To summarize the major steps of our system, we start with an image that looks like this:

Then the H7 identifies the 12 cards and creates a cropped 60x90 image of each card. For example, here is the first row of the image above:

Then we run the classification algorithm on each card. This begins by identifying the colored pixels and testing various masks to determine how many shapes are on the card. Once we know the number of shapes, we isolate each one and run it through the CNN to classify the shape. The images of each shape are 26x52 grayscale images that look as follows:

Then, we run the color and fill algorithms that use the average ratios of the pixels' RGB values to classify the color and fill of the card. I described this process in my week 3 blog post.

Once each card has been classified, we run it through a set detection algorithm (described in my week 5 blog post).

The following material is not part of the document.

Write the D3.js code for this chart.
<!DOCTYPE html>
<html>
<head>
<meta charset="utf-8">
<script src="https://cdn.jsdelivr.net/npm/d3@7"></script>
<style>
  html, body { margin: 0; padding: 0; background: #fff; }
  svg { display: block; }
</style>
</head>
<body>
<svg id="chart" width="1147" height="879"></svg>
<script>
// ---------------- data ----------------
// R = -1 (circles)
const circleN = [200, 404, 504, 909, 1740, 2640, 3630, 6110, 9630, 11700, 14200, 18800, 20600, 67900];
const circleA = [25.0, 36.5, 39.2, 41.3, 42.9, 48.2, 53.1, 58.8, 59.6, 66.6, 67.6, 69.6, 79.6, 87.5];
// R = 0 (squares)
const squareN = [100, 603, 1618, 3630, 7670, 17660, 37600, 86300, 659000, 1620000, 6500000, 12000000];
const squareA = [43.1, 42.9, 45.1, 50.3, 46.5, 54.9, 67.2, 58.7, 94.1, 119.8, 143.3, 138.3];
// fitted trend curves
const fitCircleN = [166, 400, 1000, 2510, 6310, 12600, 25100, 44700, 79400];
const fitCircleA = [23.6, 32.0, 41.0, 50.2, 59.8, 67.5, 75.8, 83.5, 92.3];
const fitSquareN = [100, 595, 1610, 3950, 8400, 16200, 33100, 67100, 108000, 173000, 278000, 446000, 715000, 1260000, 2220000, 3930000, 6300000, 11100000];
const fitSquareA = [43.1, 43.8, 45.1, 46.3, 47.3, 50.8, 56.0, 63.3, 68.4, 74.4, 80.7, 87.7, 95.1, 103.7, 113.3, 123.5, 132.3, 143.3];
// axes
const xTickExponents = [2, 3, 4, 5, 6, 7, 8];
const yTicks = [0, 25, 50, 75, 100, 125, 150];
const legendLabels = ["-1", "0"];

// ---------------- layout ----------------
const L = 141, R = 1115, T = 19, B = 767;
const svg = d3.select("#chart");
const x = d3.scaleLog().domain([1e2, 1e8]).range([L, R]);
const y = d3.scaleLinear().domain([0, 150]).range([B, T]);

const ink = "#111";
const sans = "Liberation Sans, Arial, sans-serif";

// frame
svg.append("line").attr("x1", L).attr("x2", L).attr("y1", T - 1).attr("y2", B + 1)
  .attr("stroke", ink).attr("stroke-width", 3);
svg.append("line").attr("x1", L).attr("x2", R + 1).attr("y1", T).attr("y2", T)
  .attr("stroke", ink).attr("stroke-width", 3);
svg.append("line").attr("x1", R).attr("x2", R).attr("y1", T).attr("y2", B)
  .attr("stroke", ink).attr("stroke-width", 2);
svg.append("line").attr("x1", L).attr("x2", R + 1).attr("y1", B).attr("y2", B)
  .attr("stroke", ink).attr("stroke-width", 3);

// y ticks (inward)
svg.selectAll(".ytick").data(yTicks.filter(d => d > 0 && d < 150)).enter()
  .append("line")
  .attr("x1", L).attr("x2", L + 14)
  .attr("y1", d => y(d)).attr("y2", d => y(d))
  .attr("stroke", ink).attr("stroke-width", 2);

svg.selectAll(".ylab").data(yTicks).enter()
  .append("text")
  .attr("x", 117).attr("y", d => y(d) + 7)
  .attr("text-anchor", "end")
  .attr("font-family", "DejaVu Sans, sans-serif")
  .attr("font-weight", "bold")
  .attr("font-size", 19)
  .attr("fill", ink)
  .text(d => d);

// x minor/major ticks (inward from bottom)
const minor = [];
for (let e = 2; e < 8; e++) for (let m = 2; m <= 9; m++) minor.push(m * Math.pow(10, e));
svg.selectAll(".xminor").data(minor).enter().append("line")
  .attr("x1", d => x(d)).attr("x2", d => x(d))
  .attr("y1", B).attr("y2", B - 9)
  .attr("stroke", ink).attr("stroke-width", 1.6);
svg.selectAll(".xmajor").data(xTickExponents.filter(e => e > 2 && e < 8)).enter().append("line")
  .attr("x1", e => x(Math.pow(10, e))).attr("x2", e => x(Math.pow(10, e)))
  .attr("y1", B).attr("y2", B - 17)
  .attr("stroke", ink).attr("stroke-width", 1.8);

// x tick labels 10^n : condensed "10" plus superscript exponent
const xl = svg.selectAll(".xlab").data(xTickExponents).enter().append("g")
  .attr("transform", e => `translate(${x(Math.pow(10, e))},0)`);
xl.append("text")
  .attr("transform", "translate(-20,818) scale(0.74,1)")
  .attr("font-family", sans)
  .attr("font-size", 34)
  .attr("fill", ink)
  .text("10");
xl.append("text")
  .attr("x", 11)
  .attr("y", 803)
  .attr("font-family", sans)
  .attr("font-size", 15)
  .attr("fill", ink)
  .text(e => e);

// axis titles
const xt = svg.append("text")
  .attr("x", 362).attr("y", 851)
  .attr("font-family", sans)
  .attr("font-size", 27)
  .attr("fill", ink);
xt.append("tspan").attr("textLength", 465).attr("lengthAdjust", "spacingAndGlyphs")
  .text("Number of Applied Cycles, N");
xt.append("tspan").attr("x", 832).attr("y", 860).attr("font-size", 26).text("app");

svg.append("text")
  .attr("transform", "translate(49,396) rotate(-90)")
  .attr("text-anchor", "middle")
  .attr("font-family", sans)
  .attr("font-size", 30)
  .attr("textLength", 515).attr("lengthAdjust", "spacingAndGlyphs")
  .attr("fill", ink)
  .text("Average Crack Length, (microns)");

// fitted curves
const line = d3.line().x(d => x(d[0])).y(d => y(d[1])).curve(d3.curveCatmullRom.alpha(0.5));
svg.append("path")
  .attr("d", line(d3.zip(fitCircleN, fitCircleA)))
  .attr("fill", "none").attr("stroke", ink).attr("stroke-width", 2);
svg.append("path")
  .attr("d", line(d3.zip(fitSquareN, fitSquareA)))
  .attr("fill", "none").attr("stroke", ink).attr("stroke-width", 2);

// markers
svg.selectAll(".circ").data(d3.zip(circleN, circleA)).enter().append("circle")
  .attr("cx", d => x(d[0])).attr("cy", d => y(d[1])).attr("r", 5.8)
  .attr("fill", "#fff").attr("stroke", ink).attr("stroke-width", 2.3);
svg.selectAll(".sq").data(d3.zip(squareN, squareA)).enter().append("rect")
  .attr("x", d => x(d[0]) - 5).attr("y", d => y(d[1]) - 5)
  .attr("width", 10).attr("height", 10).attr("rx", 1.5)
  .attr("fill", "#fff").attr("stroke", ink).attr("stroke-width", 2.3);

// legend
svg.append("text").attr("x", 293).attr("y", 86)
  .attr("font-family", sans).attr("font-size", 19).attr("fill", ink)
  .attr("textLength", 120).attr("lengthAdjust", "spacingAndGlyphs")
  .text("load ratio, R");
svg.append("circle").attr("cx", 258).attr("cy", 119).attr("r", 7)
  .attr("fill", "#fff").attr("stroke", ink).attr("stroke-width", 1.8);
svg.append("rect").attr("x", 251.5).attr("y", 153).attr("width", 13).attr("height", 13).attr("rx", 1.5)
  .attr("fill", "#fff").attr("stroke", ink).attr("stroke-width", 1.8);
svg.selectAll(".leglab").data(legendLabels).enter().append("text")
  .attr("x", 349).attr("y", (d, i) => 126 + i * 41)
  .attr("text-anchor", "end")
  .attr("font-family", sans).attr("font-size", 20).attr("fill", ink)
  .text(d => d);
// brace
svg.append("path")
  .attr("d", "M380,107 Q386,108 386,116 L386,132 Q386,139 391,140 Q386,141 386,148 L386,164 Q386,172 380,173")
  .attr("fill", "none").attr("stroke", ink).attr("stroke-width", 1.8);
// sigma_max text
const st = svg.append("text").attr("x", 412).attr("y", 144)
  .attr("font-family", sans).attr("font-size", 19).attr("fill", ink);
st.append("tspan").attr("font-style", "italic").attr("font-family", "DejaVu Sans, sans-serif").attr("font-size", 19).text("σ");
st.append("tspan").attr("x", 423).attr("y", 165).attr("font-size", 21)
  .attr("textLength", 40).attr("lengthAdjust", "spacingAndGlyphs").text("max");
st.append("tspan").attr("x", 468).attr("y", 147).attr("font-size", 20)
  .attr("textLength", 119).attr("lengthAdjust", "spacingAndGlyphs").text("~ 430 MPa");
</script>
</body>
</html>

The sets are returned as tuples of 3 integers, where each integer represents the index of the card in the set.

Lastly, these indices are used to light up the LED matrix. We have a matrix controller class that takes these indices and illuminates the corresponding set. The enclosure will make it clear which pixels correspond to each card, but for now I manually outlined each card's corresponding pixels in the image below:

After comparing these pixels to the image above, I can verify that the illuminated pixels do indeed correspond to a valid set (empty green squiggles of with 1, 2, and 3 shapes)

So in summary, we were very successful in achieving our week 7 goals of being able to classify the cards on the H7! Now we can focus on testing and the physical design of the project.

Goals for Next Week

Team goals: Begin working on the physical design of the end product.

Personal goals: Find out how to run the H7 without being connected to a computer. This means finding a battery and making our program run by default (without requiring OpenMV).